Excess nutrients kill salt marshes

From: David A Gabel, ENN.com 
Salt Marshes are marshy areas found near estuaries and low-energy coastlines. The water can vary from completely fresh to completely salt water, and is greatly affected by the tides. Salt marshes support diverse wildlife up and down the east coast of the United States. They also serve an important function in stabilizing the coastlines because the plant roots anchor the otherwise highly erodible soil. 
Unfortunately, salt marshes have been dying away over the past 20 years without a full understanding of how and why. However, a new report from the Marine Biological Laboratory at Woods Hole, MA postulates that the cause of the decline is due to excess nutrients seeping into the marshes. These nutrients from sewer systems and lawn fertilizers, such as nitrogen and phosphorus, have been shown to cause salt marsh loss.

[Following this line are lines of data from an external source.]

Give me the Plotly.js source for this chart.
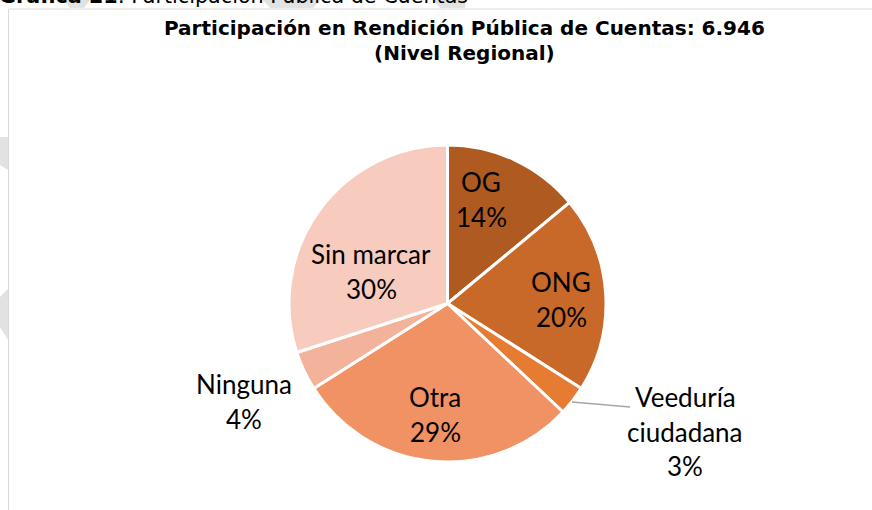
<!DOCTYPE html>
<html><head><meta charset="utf-8">
<script src="https://cdn.plot.ly/plotly-3.0.1.min.js"></script>
<style>html,body{margin:0;padding:0;background:#fff;overflow:hidden;} #chart{width:872px;height:510px;}</style>
</head><body><div id="chart"></div>
<script>
// ---- data ----
const categories = ["OG", "ONG", "Veeduría ciudadana", "Otra", "Ninguna", "Sin marcar"];
const values = [14, 20, 3, 29, 4, 30];
const percentLabels = ["14%", "20%", "3%", "29%", "4%", "30%"];
const sliceColors = ["#AE5A21", "#C8692A", "#E57C32", "#F09264", "#F3B39A", "#F7CBBE"];
const chartTitle = "Participación en Rendición Pública de Cuentas: 6.946";
const chartSubtitle = "(Nivel Regional)";
const headerBold = "Gráfica 21";
const headerRest = ": Participación Pública de Cuentas";

// ---- layout helpers (pixels -> paper) ----
const W = 872, H = 510;
const px = x => x / W;
const py = y => 1 - y / H;

// label placement (pixel centres of first line), kept separate from data
const labelPos = [
  {x: 481, y: 183}, {x: 561, y: 283}, {x: 685, y: 398},
  {x: 435, y: 398}, {x: 244, y: 385}, {x: 371, y: 255}
];
const lineGap = 34.5;
const labelFont = {family: "Lato, 'Open Sans', sans-serif", size: 26, color: "#000"};

const annotations = [];
categories.forEach((c, i) => {
  const lines = (c === "Veeduría ciudadana" ? c.split(" ") : [c]).concat([percentLabels[i]]);
  lines.forEach((t, k) => {
    annotations.push({
      text: t, showarrow: false, xref: "paper", yref: "paper",
      x: px(labelPos[i].x), y: py(labelPos[i].y - 1 + k * lineGap),
      xanchor: "center", yanchor: "middle", font: labelFont
    });
  });
});
const titleFont = {family: "'DejaVu Sans', sans-serif", size: 20, color: "#000"};
// chart title, two lines
[chartTitle, chartSubtitle].forEach((t, k) => {
  annotations.push({
    text: "<b>" + t + "</b>", showarrow: false, xref: "paper", yref: "paper",
    x: px(464), y: py(27.5 + k * 25.5), xanchor: "center", yanchor: "middle", font: titleFont
  });
});
// top header (partially cut off)
annotations.push({
  text: "<b>" + headerBold + "</b>" + headerRest, showarrow: false,
  xref: "paper", yref: "paper", x: px(-3), y: py(-4), xanchor: "left", yanchor: "middle",
  font: {family: "'DejaVu Sans', sans-serif", size: 20.7, color: "#000"}
});

const gray = "#D9D9D9", wm = "#E2E2E2";
const P = (pts) => "M" + pts.map(p => px(p[0]) + "," + py(p[1])).join(" L") + " Z";
const shapes = [
  // watermark fragments
  {type: "path", xref: "paper", yref: "paper", path: P([[0,137],[8,137],[8,170],[0,165]]), fillcolor: wm, line: {width: 0}, layer: "below"},
  {type: "path", xref: "paper", yref: "paper", path: P([[0,297],[8,289],[8,340],[0,327]]), fillcolor: wm, line: {width: 0}, layer: "below"},
  {type: "path", xref: "paper", yref: "paper", path: P([[64,0],[90,0],[84,8],[70,8]]), fillcolor: wm, line: {width: 0}, layer: "below"},
  {type: "path", xref: "paper", yref: "paper", path: P([[263,0],[320,0],[313,8],[270,8]]), fillcolor: wm, line: {width: 0}, layer: "below"},
  {type: "path", xref: "paper", yref: "paper", path: P([[433,0],[465,0],[465,8],[440,8]]), fillcolor: wm, line: {width: 0}, layer: "below"},
  // chart frame
  {type: "line", xref: "paper", yref: "paper", x0: px(8.5), x1: px(8.5), y0: py(9), y1: py(512), line: {color: gray, width: 1}},
  {type: "line", xref: "paper", yref: "paper", x0: px(8.5), x1: px(874), y0: py(9), y1: py(9), line: {color: gray, width: 1}},
  // leader line for small slice
  {type: "line", xref: "paper", yref: "paper", x0: px(572), x1: px(630), y0: py(402), y1: py(407), line: {color: "#A6A6A6", width: 1.5}, layer: "above"}
];

const trace = {
  type: "pie",
  labels: categories,
  values: values,
  sort: false,
  direction: "clockwise",
  rotation: 0,
  textinfo: "none",
  hoverinfo: "label+percent",
  marker: {colors: sliceColors, line: {color: "#FFFFFF", width: 3}},
  domain: {x: [px(289), px(606)], y: [py(462), py(145)]},
  showlegend: false
};

const layout = {
  width: W, height: H,
  margin: {l: 0, r: 0, t: 0, b: 0},
  paper_bgcolor: "#FFFFFF",
  shapes: shapes,
  annotations: annotations
};

Plotly.newPlot("chart", [trace], layout, {displayModeBar: false, staticPlot: true});
</script>
</body></html>
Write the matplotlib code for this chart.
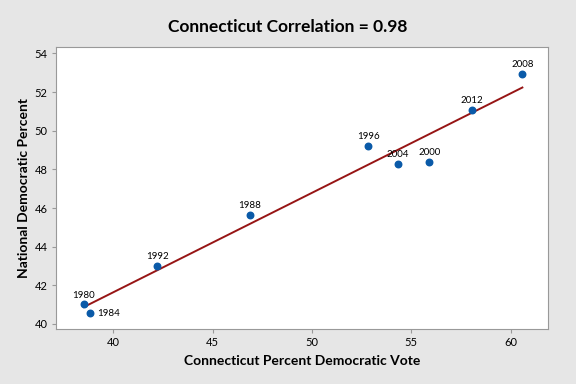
import numpy as np
import matplotlib.pyplot as plt

# Connecticut vs national Democratic vote share
years = ['1980', '1984', '1988', '1992', '1996', '2000', '2004', '2008', '2012']
ct_vote = [38.52, 38.83, 46.87, 42.21, 52.83, 55.91, 54.31, 60.59, 58.06]
nat_vote = [41.01, 40.56, 45.65, 43.01, 49.23, 48.38, 48.27, 52.93, 51.06]

plt.rcParams['font.family'] = ['Lato', 'DejaVu Sans']

fig = plt.figure(figsize=(5.76, 3.84), dpi=100, facecolor='#e6e6e6')
ax = fig.add_axes([0.0972, 0.1432, 0.8542, 0.7344])
ax.set_facecolor('white')

x = np.array(ct_vote)
y = np.array(nat_vote)
slope, icpt = np.polyfit(x, y, 1)
xs = np.array([x.min(), x.max()])
ax.plot(xs, slope * xs + icpt, color='#971515', lw=1.4, zorder=2)
ax.scatter(x, y, s=22, color='#0a5aa8', zorder=3)

for yr, a, b in zip(years, ct_vote, nat_vote):
    if yr == '1984':
        ax.annotate(yr, (a, b), xytext=(5, 0), textcoords='offset points',
                    ha='left', va='center', fontsize=7)
    else:
        ax.annotate(yr, (a, b), xytext=(0, 3.5), textcoords='offset points',
                    ha='center', va='bottom', fontsize=7)

ax.set_xlim(37.12, 61.88)
ax.set_ylim(39.74, 54.33)
ax.set_xticks([40, 45, 50, 55, 60])
ax.set_yticks([40, 42, 44, 46, 48, 50, 52, 54])
ax.tick_params(labelsize=8, length=3, color='#999999', pad=3)
for sp in ax.spines.values():
    sp.set_color('#999999')

ax.set_xlabel('Connecticut Percent Democratic Vote', fontsize=10, fontweight='bold', labelpad=5)
ax.set_ylabel('National Democratic Percent', fontsize=10, fontweight='bold', labelpad=3)
fig.suptitle('Connecticut Correlation = 0.98', fontsize=12.5, fontweight='bold', y=0.95)

fig.savefig('out.png', dpi=100, facecolor=fig.get_facecolor())
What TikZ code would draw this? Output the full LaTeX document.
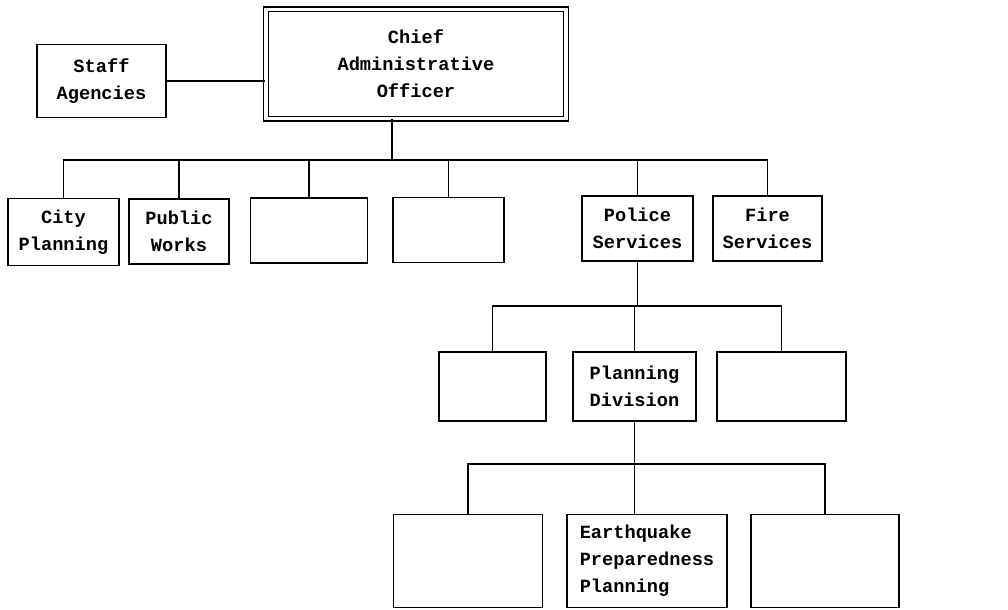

The conclusion came after a long-term, large-scale study of the salt marsh at Plum Island Estuary in northeastern Massachusetts, at the mouth of the Merrimack River. They focused on an undeveloped coastline section of the estuary.
For nine years, scientists added nitrogen and phosphorus to the tidal water to simulate typical levels of nutrient enrichment in more densely populated areas such as Cape Cod, MA or Long Island, NY.
After a few years, wide cracks began forming in the grassy banks of the tidal creeks. The banks eventually collapsed into the creek, resulting in a downgrading of the ecosystems. The long-term effect was a conversion of vegetated marsh into a mudflat, a much less productive ecosystem with fewer benefits to humans and wildlife.
The study reveals that there is a limit to the amount of nutrients that a salt marsh can absorb and remove without any harmful effects to itself. In many places along densely developed areas, those limits have been exceeded.
Effects to the salt marsh from the excess nutrients occurred in different stages in different areas of the marsh. Over the first few years, the marsh grasses along the banks grew taller and greener, typical of adding fertilizer. However, the grasses produced fewer roots and rhizomes which are needed to anchor the creek bed. This caused the collapse of the banks into the creek itself.
By the sixth year of the experiment, impacts were seen at higher elevations in the marsh, away from the creek banks. More cracks began to appear, and parts of the higher marsh began sliding down into the creek. This left behind ugly patches of unvegetated mud.
"We honestly did not anticipate the changes we measured," says Linda Deegan, senior scientist at Woods Hole. "Based on prior small-scale experiments, we predicted nutrient enrichment would cause the marsh grass to grow better and remain stable. But when we allowed different parts of the ecosystem to interact with the nitrogen enrichment over time, the small process changes we saw in the first few years resulted in the creek banks later falling apart. This could not have been extrapolated from the smaller-scale, shorter term studies."